The more aware you are, the more you’ll challenge the way you view things. Why do you think your wrinkles are ugly? Why do you think your cellulite makes you less attractive? Why do you think the stretch marks you gained while creating life are hideous? Where did you get the idea that you have to wait for someone to sweep you off your feet? Who do you think has the perfect life and why do you think so? How much airbrushing do you think that model needed?
You’ll challenge yourself so much, in fact, that you could end up viewing everything in your life differently. But you have to be willing to ask and answer the hard questions. You have to give up your current mindset (” This is wrong with me”) and adopt a new one (“this is right with me”).
In all relationships (friends, lovers, family, etc…) each person brings something to the table and needs something in return. Both parties come with baggage, surprises, and scars. But they also come with unique views and, hopefully, characteristics that can help you achieve a better personhood. See, a good partner won’t complete you (sorry, Jerry Maguire fans) but it should assist you in your personal evolvement. It should be something that you can grow with, something that gives you room to be yourself, helps you feel secure to become the person you’re supposed to be, and provides support, encouragement, and love in times of setbacks or frustration. Just don’t expect it to always be perfect. Because, there is no such thing as perfect.
I’m not going to give you a list of the top ten things you should do to make your relationship better.
But I will tell you what I’ve observed Happy couples doing. I say happy as opposed to successful because… how do you judge success in a relationship? Longevity? A couple can be miserable but stay together for 60 years. So… let’s go with happy.
1.) They respect each other: They might tease, joke, or play around. But they have a mutual respect for each other’s feelings, opinions, and input.
2.) They feel secure together: I think that a small degree of jealousy can be a good thing. You should feel protective of your relationship and partner because it holds high value to you. But at the same time, you should feel that your partner is as dedicated to your relationship as you are. You should feel completely secure in yourself and how your partner feels about you.
3.) They’re open, honest, and accepting with each other: They have nothing to hide from each other, so nothing is hidden. They wouldn’t think twice about saying “Hon, there’s an email from my sister on my account with the address, would you mind printing it out while I finish getting ready?” They know how each other feel, they express their feelings without fear, and they’re not afraid to have detailed billing on their joint cell phone account. Usually, if someone acts like they have something to hide it’s because they’re hiding something.
4.) They still say please and thank you to each other: In other words, they don’t take it for granted when their partner does something for them.

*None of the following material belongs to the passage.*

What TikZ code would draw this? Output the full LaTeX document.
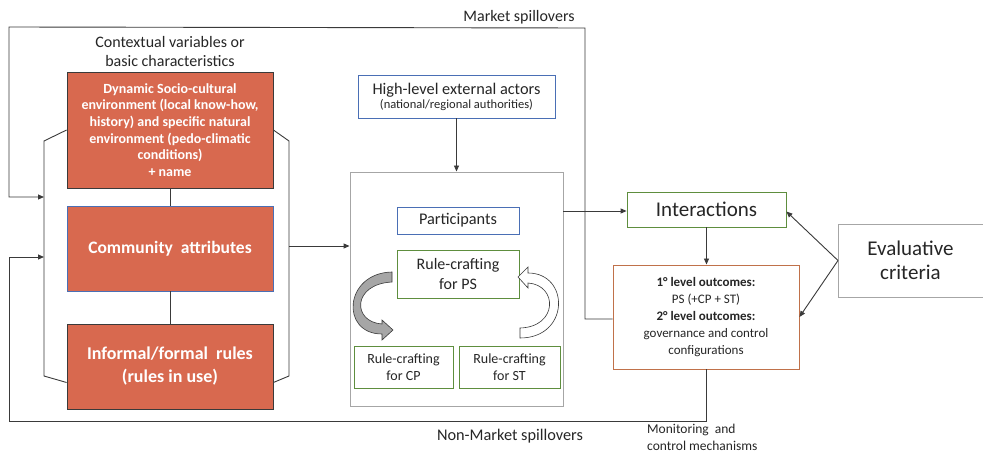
\documentclass[tikz,border=0pt]{standalone}
\usepackage{fontspec}
\setmainfont{Carlito}
\usetikzlibrary{arrows.meta,calc}
\definecolor{orangefill}{HTML}{D8694F}
\definecolor{blueb}{HTML}{4A6FB5}
\definecolor{greenb}{HTML}{5E8E3E}
\definecolor{brownb}{HTML}{C0714A}
\definecolor{grayb}{HTML}{A6A6A6}
\definecolor{txt}{HTML}{262626}
\definecolor{linec}{HTML}{3A3A3A}
\tikzset{
  box/.style={rectangle, inner sep=0pt, align=center, text=txt},
  orangebox/.style={box, fill=orangefill, draw=linec, line width=0.8pt, text=white, font=\bfseries},
  conn/.style={draw=linec, line width=0.9pt},
  arr/.style={conn, -{Triangle[length=6pt,width=5pt]}},
  lbl/.style={inner sep=0pt, align=center, text=txt},
}
\begin{document}
\begin{tikzpicture}[x=1pt,y=-1pt]
\useasboundingbox (0,0) rectangle (983,457);
\fill[white] (0,0) rectangle (983,457);
\clip (0,0) rectangle (983,457);

% left boxes
\node[orangebox, minimum width=206pt, minimum height=116pt, font=\bfseries\fontsize{14}{16.7}\selectfont] (b1) at (170,130)
 {Dynamic Socio-cultural\\environment (local know-how,\\history) and specific natural\\environment (pedo-climatic\\conditions)\\+ name};
\node[orangebox, draw=blueb, minimum width=206pt, minimum height=85pt, font=\bfseries\fontsize{17.5}{20}\selectfont] (b2) at (170,248.5)
 {Community\ \ attributes};
\node[orangebox, minimum width=206pt, minimum height=85pt, font=\bfseries\fontsize{18}{23}\selectfont] (b3) at (170,366.5)
 {Informal/formal\ \ rules\\(rules in use)};

\node[lbl, font=\fontsize{16}{19}\selectfont] (ctx) at (170,52) {Contextual variables or\\basic characteristics};

% centre
\node[box, draw=blueb, line width=0.8pt, minimum width=197pt, minimum height=43pt] (hl) at (456.5,96.5)
 {\fontsize{16.3}{17}\selectfont High-level external actors\\[2pt]{\fontsize{12.5}{13}\selectfont (national/regional authorities)}};
\node[box, draw=grayb, line width=0.9pt, minimum width=213pt, minimum height=234pt] (cont) at (456.5,289) {};
\node[box, draw=blueb, line width=0.8pt, minimum width=122pt, minimum height=27pt, font=\fontsize{16.3}{18}\selectfont] (part) at (458,220.5) {Participants};
\node[box, draw=greenb, line width=0.8pt, minimum width=122pt, minimum height=48pt, font=\fontsize{16}{20}\selectfont] (ps) at (458,274) {Rule-crafting\\for PS};
\node[box, draw=greenb, line width=0.8pt, minimum width=99pt, minimum height=42pt, font=\fontsize{14}{16.5}\selectfont] (cp) at (403.5,367) {Rule-crafting\\for CP};
\node[box, draw=greenb, line width=0.8pt, minimum width=101pt, minimum height=42pt, font=\fontsize{14}{16.5}\selectfont] (st) at (509.5,367) {Rule-crafting\\for ST};

% curved arrows
\filldraw[fill=grayb, draw=linec, line width=0.6pt]
 (392,272) .. controls (344,273) and (340,334) .. (382,334) -- (382,340) -- (393,330) -- (382,320) -- (382,324)
 .. controls (352,322) and (352,284) .. (392,282) -- cycle;
\filldraw[fill=white, draw=linec, line width=0.6pt]
 (520,338) .. controls (570,338) and (570,273) .. (528,273) -- (528,267) -- (518,277) -- (528,288) -- (528,283)
 .. controls (558,285) and (558,327) .. (520,328) -- cycle;

% right side
\node[box, draw=greenb, line width=0.8pt, minimum width=159pt, minimum height=35pt, font=\fontsize{21}{22}\selectfont] (inter) at (706.5,209.5) {Interactions};
\node[box, draw=brownb, line width=0.9pt, minimum width=186pt, minimum height=104pt, font=\fontsize{13}{16.8}\selectfont] (out) at (706,317)
 {\textbf{1° level outcomes:}\\PS (+CP + ST)\\\textbf{2° level outcomes:}\\governance and control\\configurations};
\node[box, draw=grayb, line width=0.9pt, minimum width=152pt, minimum height=73pt, anchor=west, font=\fontsize{21}{24}\selectfont, text width=152pt] (eval) at (838,260.5)
 {\hspace*{-8pt}Evaluative\\\hspace*{-8pt}criteria};

% labels
\node[lbl, font=\fontsize{16}{17}\selectfont] (mkt) at (519,17) {Market spillovers};
\node[lbl, font=\fontsize{16.3}{18}\selectfont] (nmkt) at (510,436) {Non-Market spillovers};
\node[lbl, anchor=north west, align=left, font=\fontsize{13.5}{17}\selectfont] (mon) at (647,424) {Monitoring\ \ and\\control mechanisms};

% connectors between left boxes
\draw[conn] (b1.south) -- (b2.north);
\draw[conn] (b2.south) -- (b3.north);
\coordinate (lbt) at (44,141);
\coordinate (lbb) at (44,376);
\coordinate (rbt) at (289,141);
\coordinate (rbb) at (289,376);
\draw[conn] (b1.west) -- (lbt) -- (lbb) -- ([yshift=-16pt]b3.west);
\draw[conn] (b1.east) -- (rbt) -- (rbb) -- ([yshift=-16pt]b3.east);
\coordinate (rbm) at (289,246);
\draw[arr] (rbm) -- (rbm -| cont.west);

% centre arrows
\draw[arr] (hl.south) -- (cont.north);
\draw[arr] ([yshift=-1.5pt]inter.west -| cont.east) -- ([yshift=-1.5pt]inter.west);
\draw[arr] (inter.south) -- (inter.south |- out.north);
\draw[arr] (eval.west) -- ([yshift=-2pt]inter.east);
\draw[arr] (eval.west) -- (out.east);

% spillovers
\coordinate (lm) at (44,197);
\coordinate (ln) at (44,257);
\draw[arr] ([yshift=-2pt]out.west) -- (585,319) -- (585,28) -- (9,27) -- (9,197) -- (lm);
\draw[arr] (out.south) -- (706,421) -- (9,421) -- (9,257) -- (ln);
\end{tikzpicture}
\end{document}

5.) They’re still affectionate towards each other: even when the super passionate period cools off. Small touches, protective gestures, and loving body language are the little physical I love you’s that show in a happy couple.
6.) They make decisions as a couple and keep each other informed: This goes hand in hand with respect. No one person has the full power to make all the decisions and no critical information is ever held back.
7.) They have similar interests, opinions and hobbies, but they are not attached at the hip. They’re as comfortable doing their own thing as they are doing things together.
8.) They’re both willing to work when things get difficult: It’s never a one sided relationship. No one wins, no one loses. They both win when they work things out.
9.) The good is more valuable than the bad: These people place more value on the good times than they dwell on the bad times. The good things they share are worth more to them or are enough to make the bad times easier to get through/work out. They can go through a stretch of hell, when everything looks bleak, and it seems to last forever. But, no matter how bad it gets, they work through it together without forgetting how they feel about one another.
10.) They mean it when they say “I’m sorry” and they understand that forgiveness doesn’t come with a time-table. Little things are forgiven with a kiss while large ones are forgiven through mutual effort and willingness to forgive.
I’m sure there are many nuances to these happy relationships that I’ve missed. But those seem to be the common; underlying themes to every couple I know who is truly happy.
The world, your friends, the media, without even trying, is going to try to sabotage your happiness. So I guess the only thing I’d add to this list is that when you feel angry, or hurt, or upset, or unhappy in your relationship; that you ask yourself “why” you feel that way and then answer honestly. Is it a “toilet seat” issue? (the equivalent of being angry because you sat down on the cold, porcelain rim of the toilet or almost fell in – in other words, something you should let go of.)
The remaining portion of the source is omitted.